● **TASK PROMPT**: Without including any pictures, write out all the entries exactly.

(Source code of charts)
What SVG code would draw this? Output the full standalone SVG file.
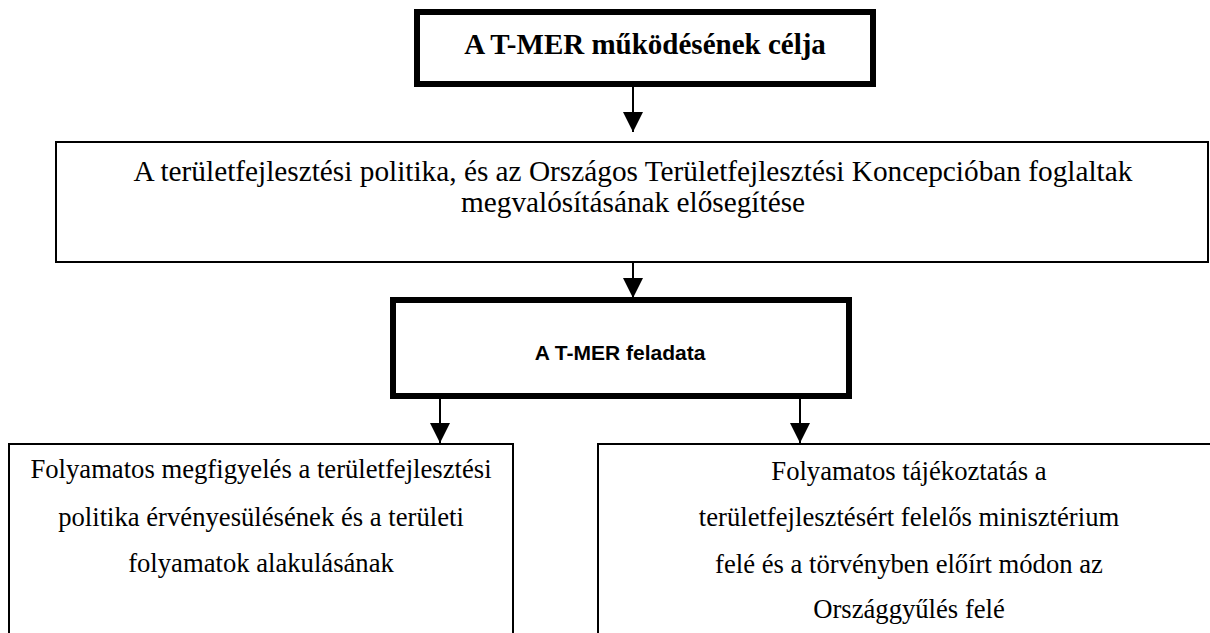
<svg xmlns="http://www.w3.org/2000/svg" width="1210" height="633" viewBox="0 0 1210 633">
<defs>
<style>
.thick{fill:#fff;stroke:#000;stroke-width:6}
.thin{fill:#fff;stroke:#000;stroke-width:2}
.tr{font-family:"Liberation Serif","Times New Roman",serif;fill:#000;text-anchor:middle}
.ar{font-family:"Liberation Sans",Arial,sans-serif;fill:#000;text-anchor:middle;font-weight:bold}
.conn line{stroke:#000;stroke-width:2}
</style>
<marker id="ah" viewBox="0 0 20 20" refX="20" refY="10" markerWidth="20" markerHeight="20" markerUnits="userSpaceOnUse" orient="auto">
<path d="M0,0 L20,10 L0,20 Z" fill="#000"/>
</marker>
</defs>
<rect width="1210" height="633" fill="#fff"/>
<g id="cel">
<rect class="thick" x="417" y="12" width="456" height="72"/>
<text class="tr" x="645" y="54" font-size="29" font-weight="bold">A T-MER működésének célja</text>
</g>
<g id="politika">
<rect class="thin" x="56" y="142" width="1152" height="120"/>
<text class="tr" x="633" y="181" font-size="29.3">A területfejlesztési politika, és az Országos Területfejlesztési Koncepcióban foglaltak</text>
<text class="tr" x="633" y="212" font-size="29.3">megvalósításának elősegítése</text>
</g>
<g id="feladata">
<rect class="thick" x="393" y="300" width="456" height="96"/>
<text class="ar" x="620" y="360" font-size="21">A T-MER feladata</text>
</g>
<g id="megfigyeles">
<rect class="thin" x="9" y="444" width="504" height="200"/>
<text class="tr" x="261" y="478" font-size="26.67">Folyamatos megfigyelés a területfejlesztési</text>
<text class="tr" x="261" y="526" font-size="26.67">politika érvényesülésének és a területi</text>
<text class="tr" x="261" y="572" font-size="26.67">folyamatok alakulásának</text>
</g>
<g id="tajekoztatas">
<rect class="thin" x="598" y="444" width="622" height="200"/>
<text class="tr" x="909" y="480" font-size="26.67">Folyamatos tájékoztatás a</text>
<text class="tr" x="909" y="526" font-size="26.67">területfejlesztésért felelős minisztérium</text>
<text class="tr" x="909" y="573" font-size="26.67">felé és a törvényben előírt módon az</text>
<text class="tr" x="909" y="618" font-size="26.67">Országgyűlés felé</text>
</g>
<g class="conn" id="connectors">
<line x1="633" y1="87" x2="633" y2="132" marker-end="url(#ah)"/>
<line x1="633" y1="262" x2="633" y2="298" marker-end="url(#ah)"/>
<line x1="440" y1="399" x2="440" y2="443" marker-end="url(#ah)"/>
<line x1="800" y1="399" x2="800" y2="443" marker-end="url(#ah)"/>
</g>
</svg>
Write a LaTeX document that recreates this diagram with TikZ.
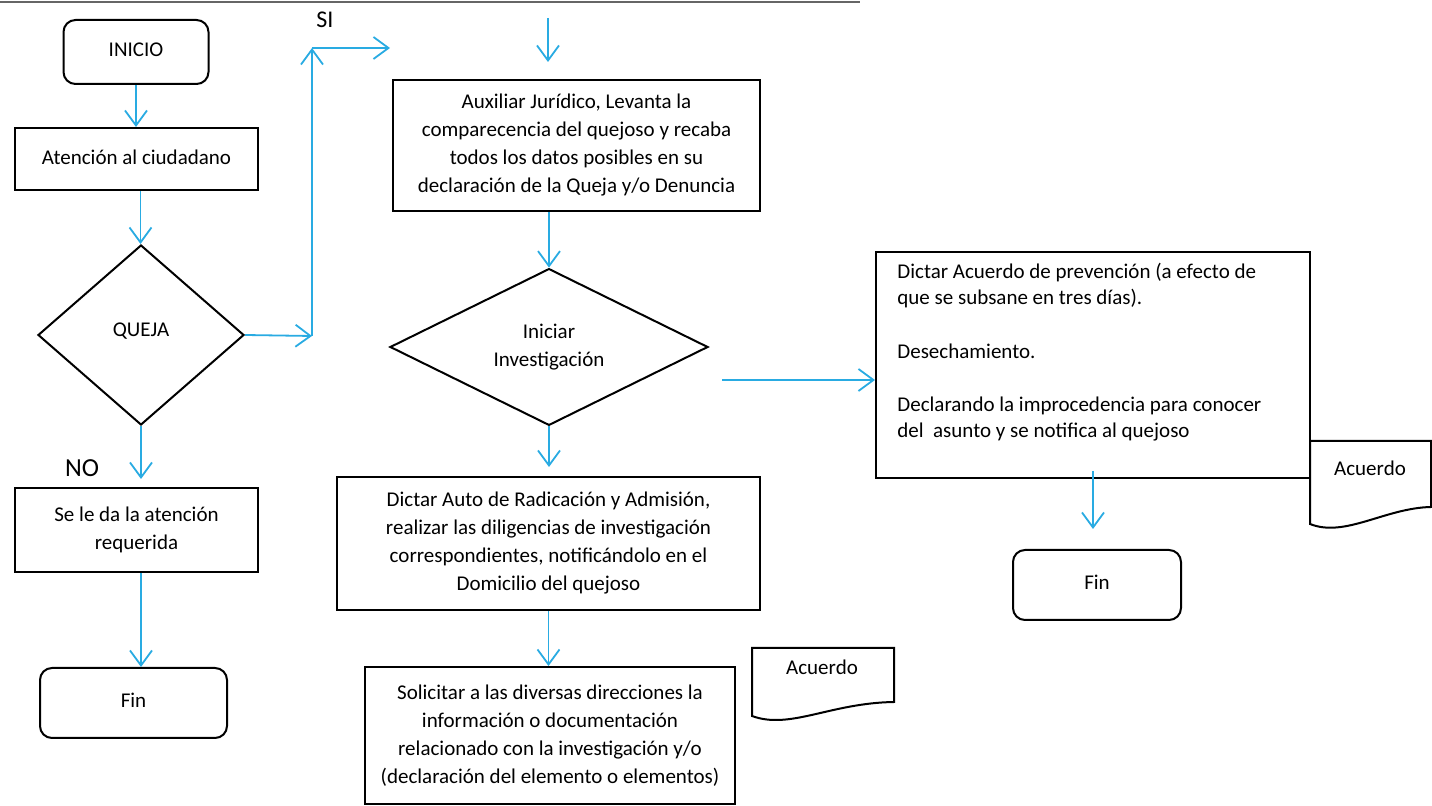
\documentclass[tikz,border=0pt]{standalone}
\usepackage{fontspec}
\setmainfont{Carlito}
\usetikzlibrary{arrows.meta,shapes.geometric}
\definecolor{ablue}{RGB}{41,171,226}
\begin{document}
\begin{tikzpicture}[x=0.5pt,y=-0.5pt,
  txt/.style={font=\fontsize{10.5}{14}\selectfont, align=center},
  box/.style={draw=black, line width=1pt, inner sep=0pt, txt},
  rbox/.style={box, rounded corners=6pt},
  dia/.style={draw=black, line width=1pt, diamond, inner sep=0pt, txt},
  doc/.style={draw=black, line width=1pt},
  arr/.style={draw=ablue, line width=0.9pt, -{Straight Barb[length=7.5pt,width=11pt]}}]
\useasboundingbox (0,0) rectangle (1432,806);
\draw[line width=1pt, black!60] (0,2) -- (860,2);

% left column
\node[rbox, minimum width=72.5pt, minimum height=32pt] (inicio) at (136,52) {\raisebox{2pt}{INICIO}};
\node[box, minimum width=121.5pt, minimum height=31pt] (aten) at (136.5,159) {\raisebox{2pt}{Atención al ciudadano}};
\node[dia, minimum width=103pt, minimum height=90pt] (queja) at (141,335) {\raisebox{5pt}{QUEJA}};
\node[box, minimum width=121.5pt, minimum height=42pt] (se) at (136.5,530) {Se le da la atención\\requerida};
\node[rbox, minimum width=93.5pt, minimum height=35pt] (fin1) at (133.5,703) {\raisebox{3pt}{Fin}};
\node[font=\fontsize{13}{15}\selectfont, inner sep=0pt] (no) at (82,468) {NO};
\node[font=\fontsize{12}{14}\selectfont, inner sep=0pt] (si) at (325,20) {SI};

% middle column
\node[box, minimum width=183.5pt, minimum height=65.5pt] (aux) at (576.5,145.5) {Auxiliar Jurídico, Levanta la\\comparecencia del quejoso y recaba\\todos los datos posibles en su\\declaración de la Queja y/o Denuncia};
\node[dia, minimum width=159pt, minimum height=75pt] (ini) at (549,347) {Iniciar\\Investigación};
\node[box, minimum width=211.5pt, minimum height=66.5pt] (dictar) at (548.5,543.5) {Dictar Auto de Radicación y Admisión,\\realizar las diligencias de investigación\\correspondientes, notificándolo en el\\Domicilio del quejoso};
\node[box, minimum width=185pt, minimum height=68.5pt] (sol) at (550,735.5) {Solicitar a las diversas direcciones la\\información o documentación\\relacionado con la investigación y/o\\(declaración del elemento o elementos)};

% documents
\draw[doc] (752,648) -- (752,716) .. controls (790,730) and (830,703) .. (894,702) -- (894,648) -- cycle;
\node[txt, inner sep=0pt] (acu1) at (822,667) {Acuerdo};
\draw[doc] (1310,441) -- (1310,524) .. controls (1345,538) and (1385,508) .. (1431,507) -- (1431,441) -- cycle;
\node[txt, inner sep=0pt] (acu2) at (1370,468) {Acuerdo};

% right column
\node[box, fill=white, minimum width=217pt, minimum height=113pt] (rbox) at (1093,365) {};
\node[font=\fontsize{10.5}{13.3}\selectfont, align=left, inner sep=0pt, anchor=base west] (rtxt) at (897,438)
  {Dictar Acuerdo de prevención (a efecto de\\que se subsane en tres días).\\[13.3pt]Desechamiento.\\[13.3pt]Declarando la improcedencia para conocer\\del\ \ asunto y se notifica al quejoso};
\node[rbox, minimum width=84pt, minimum height=35pt] (fin2) at (1097,585) {\raisebox{3pt}{Fin}};

% connectors
\coordinate (c1) at (312,336);
\coordinate (c2) at (312,48);
\coordinate (c3) at (390,48);
\coordinate (t1) at (548,18);
\coordinate (t2) at (548,62);
\coordinate (r1) at (722,380);

\draw[arr] (inicio.south) -- (inicio.south |- aten.north);
\draw[arr] ([xshift=2pt]aten.south) -- ([xshift=2pt]aten.south |- queja.north);
\draw[arr] (queja.east) -- (c1);
\draw[arr] (c1) -- (c2);
\draw[arr] (c2) -- (c3);
\draw[arr] (queja.south) -- ([yshift=4pt]queja.south |- se.north);
\draw[arr] (queja.south |- se.south) -- (queja.south |- fin1.north);
\draw[arr] (t1) -- (t2);
\draw[arr] (aux.south -| ini.north) -- (ini.north);
\draw[arr] (ini.south) -- ([yshift=4.5pt]ini.south |- dictar.north);
\draw[arr] (dictar.south) -- (dictar.south |- sol.north);
\draw[arr] (r1) -- (r1 -| rbox.west);
\draw[arr] ([yshift=4pt]rbox.south) -- ([yshift=10pt]rbox.south |- fin2.north);
\end{tikzpicture}
\end{document}
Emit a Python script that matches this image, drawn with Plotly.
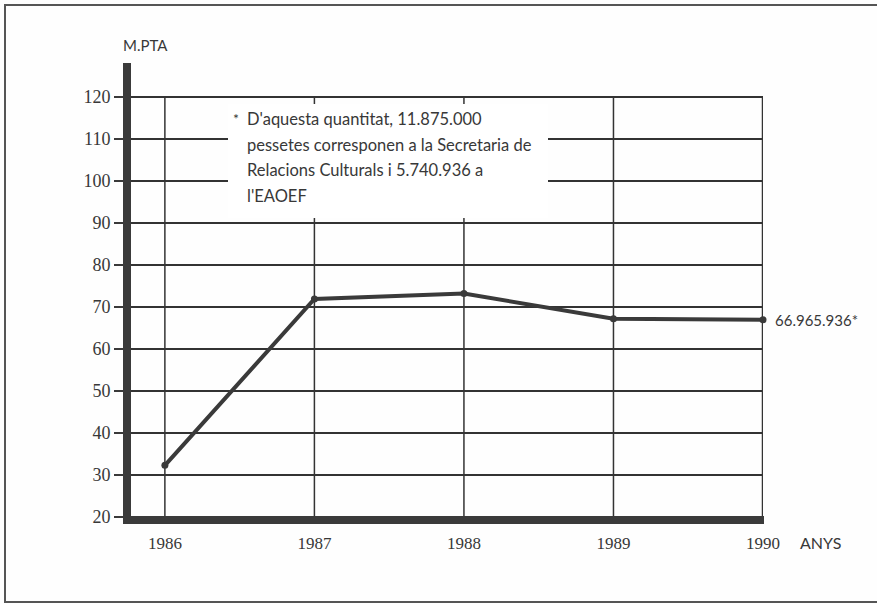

● **SOLUTION TO THE PROBLEM**:
What SVG code would draw this? Output the full standalone SVG file.
<svg xmlns="http://www.w3.org/2000/svg" width="1210" height="633" viewBox="0 0 1210 633">
<defs>
<style>
.thick{fill:#fff;stroke:#000;stroke-width:6}
.thin{fill:#fff;stroke:#000;stroke-width:2}
.tr{font-family:"Liberation Serif","Times New Roman",serif;fill:#000;text-anchor:middle}
.ar{font-family:"Liberation Sans",Arial,sans-serif;fill:#000;text-anchor:middle;font-weight:bold}
.conn line{stroke:#000;stroke-width:2}
</style>
<marker id="ah" viewBox="0 0 20 20" refX="20" refY="10" markerWidth="20" markerHeight="20" markerUnits="userSpaceOnUse" orient="auto">
<path d="M0,0 L20,10 L0,20 Z" fill="#000"/>
</marker>
</defs>
<rect width="1210" height="633" fill="#fff"/>
<g id="cel">
<rect class="thick" x="417" y="12" width="456" height="72"/>
<text class="tr" x="645" y="54" font-size="29" font-weight="bold">A T-MER működésének célja</text>
</g>
<g id="politika">
<rect class="thin" x="56" y="142" width="1152" height="120"/>
<text class="tr" x="633" y="181" font-size="29.3">A területfejlesztési politika, és az Országos Területfejlesztési Koncepcióban foglaltak</text>
<text class="tr" x="633" y="212" font-size="29.3">megvalósításának elősegítése</text>
</g>
<g id="feladata">
<rect class="thick" x="393" y="300" width="456" height="96"/>
<text class="ar" x="620" y="360" font-size="21">A T-MER feladata</text>
</g>
<g id="megfigyeles">
<rect class="thin" x="9" y="444" width="504" height="200"/>
<text class="tr" x="261" y="478" font-size="26.67">Folyamatos megfigyelés a területfejlesztési</text>
<text class="tr" x="261" y="526" font-size="26.67">politika érvényesülésének és a területi</text>
<text class="tr" x="261" y="572" font-size="26.67">folyamatok alakulásának</text>
</g>
<g id="tajekoztatas">
<rect class="thin" x="598" y="444" width="622" height="200"/>
<text class="tr" x="909" y="480" font-size="26.67">Folyamatos tájékoztatás a</text>
<text class="tr" x="909" y="526" font-size="26.67">területfejlesztésért felelős minisztérium</text>
<text class="tr" x="909" y="573" font-size="26.67">felé és a törvényben előírt módon az</text>
<text class="tr" x="909" y="618" font-size="26.67">Országgyűlés felé</text>
</g>
<g class="conn" id="connectors">
<line x1="633" y1="87" x2="633" y2="132" marker-end="url(#ah)"/>
<line x1="633" y1="262" x2="633" y2="298" marker-end="url(#ah)"/>
<line x1="440" y1="399" x2="440" y2="443" marker-end="url(#ah)"/>
<line x1="800" y1="399" x2="800" y2="443" marker-end="url(#ah)"/>
</g>
</svg>
Write a LaTeX document that recreates this diagram with TikZ.
\documentclass[tikz,border=0pt]{standalone}
\usepackage{fontspec}
\setmainfont{Carlito}
\usetikzlibrary{arrows.meta,shapes.geometric}
\definecolor{ablue}{RGB}{41,171,226}
\begin{document}
\begin{tikzpicture}[x=0.5pt,y=-0.5pt,
  txt/.style={font=\fontsize{10.5}{14}\selectfont, align=center},
  box/.style={draw=black, line width=1pt, inner sep=0pt, txt},
  rbox/.style={box, rounded corners=6pt},
  dia/.style={draw=black, line width=1pt, diamond, inner sep=0pt, txt},
  doc/.style={draw=black, line width=1pt},
  arr/.style={draw=ablue, line width=0.9pt, -{Straight Barb[length=7.5pt,width=11pt]}}]
\useasboundingbox (0,0) rectangle (1432,806);
\draw[line width=1pt, black!60] (0,2) -- (860,2);

% left column
\node[rbox, minimum width=72.5pt, minimum height=32pt] (inicio) at (136,52) {\raisebox{2pt}{INICIO}};
\node[box, minimum width=121.5pt, minimum height=31pt] (aten) at (136.5,159) {\raisebox{2pt}{Atención al ciudadano}};
\node[dia, minimum width=103pt, minimum height=90pt] (queja) at (141,335) {\raisebox{5pt}{QUEJA}};
\node[box, minimum width=121.5pt, minimum height=42pt] (se) at (136.5,530) {Se le da la atención\\requerida};
\node[rbox, minimum width=93.5pt, minimum height=35pt] (fin1) at (133.5,703) {\raisebox{3pt}{Fin}};
\node[font=\fontsize{13}{15}\selectfont, inner sep=0pt] (no) at (82,468) {NO};
\node[font=\fontsize{12}{14}\selectfont, inner sep=0pt] (si) at (325,20) {SI};

% middle column
\node[box, minimum width=183.5pt, minimum height=65.5pt] (aux) at (576.5,145.5) {Auxiliar Jurídico, Levanta la\\comparecencia del quejoso y recaba\\todos los datos posibles en su\\declaración de la Queja y/o Denuncia};
\node[dia, minimum width=159pt, minimum height=75pt] (ini) at (549,347) {Iniciar\\Investigación};
\node[box, minimum width=211.5pt, minimum height=66.5pt] (dictar) at (548.5,543.5) {Dictar Auto de Radicación y Admisión,\\realizar las diligencias de investigación\\correspondientes, notificándolo en el\\Domicilio del quejoso};
\node[box, minimum width=185pt, minimum height=68.5pt] (sol) at (550,735.5) {Solicitar a las diversas direcciones la\\información o documentación\\relacionado con la investigación y/o\\(declaración del elemento o elementos)};

% documents
\draw[doc] (752,648) -- (752,716) .. controls (790,730) and (830,703) .. (894,702) -- (894,648) -- cycle;
\node[txt, inner sep=0pt] (acu1) at (822,667) {Acuerdo};
\draw[doc] (1310,441) -- (1310,524) .. controls (1345,538) and (1385,508) .. (1431,507) -- (1431,441) -- cycle;
\node[txt, inner sep=0pt] (acu2) at (1370,468) {Acuerdo};

% right column
\node[box, fill=white, minimum width=217pt, minimum height=113pt] (rbox) at (1093,365) {};
\node[font=\fontsize{10.5}{13.3}\selectfont, align=left, inner sep=0pt, anchor=base west] (rtxt) at (897,438)
  {Dictar Acuerdo de prevención (a efecto de\\que se subsane en tres días).\\[13.3pt]Desechamiento.\\[13.3pt]Declarando la improcedencia para conocer\\del\ \ asunto y se notifica al quejoso};
\node[rbox, minimum width=84pt, minimum height=35pt] (fin2) at (1097,585) {\raisebox{3pt}{Fin}};

% connectors
\coordinate (c1) at (312,336);
\coordinate (c2) at (312,48);
\coordinate (c3) at (390,48);
\coordinate (t1) at (548,18);
\coordinate (t2) at (548,62);
\coordinate (r1) at (722,380);

\draw[arr] (inicio.south) -- (inicio.south |- aten.north);
\draw[arr] ([xshift=2pt]aten.south) -- ([xshift=2pt]aten.south |- queja.north);
\draw[arr] (queja.east) -- (c1);
\draw[arr] (c1) -- (c2);
\draw[arr] (c2) -- (c3);
\draw[arr] (queja.south) -- ([yshift=4pt]queja.south |- se.north);
\draw[arr] (queja.south |- se.south) -- (queja.south |- fin1.north);
\draw[arr] (t1) -- (t2);
\draw[arr] (aux.south -| ini.north) -- (ini.north);
\draw[arr] (ini.south) -- ([yshift=4.5pt]ini.south |- dictar.north);
\draw[arr] (dictar.south) -- (dictar.south |- sol.north);
\draw[arr] (r1) -- (r1 -| rbox.west);
\draw[arr] ([yshift=4pt]rbox.south) -- ([yshift=10pt]rbox.south |- fin2.north);
\end{tikzpicture}
\end{document}
Emit a Python script that matches this image, drawn with Plotly.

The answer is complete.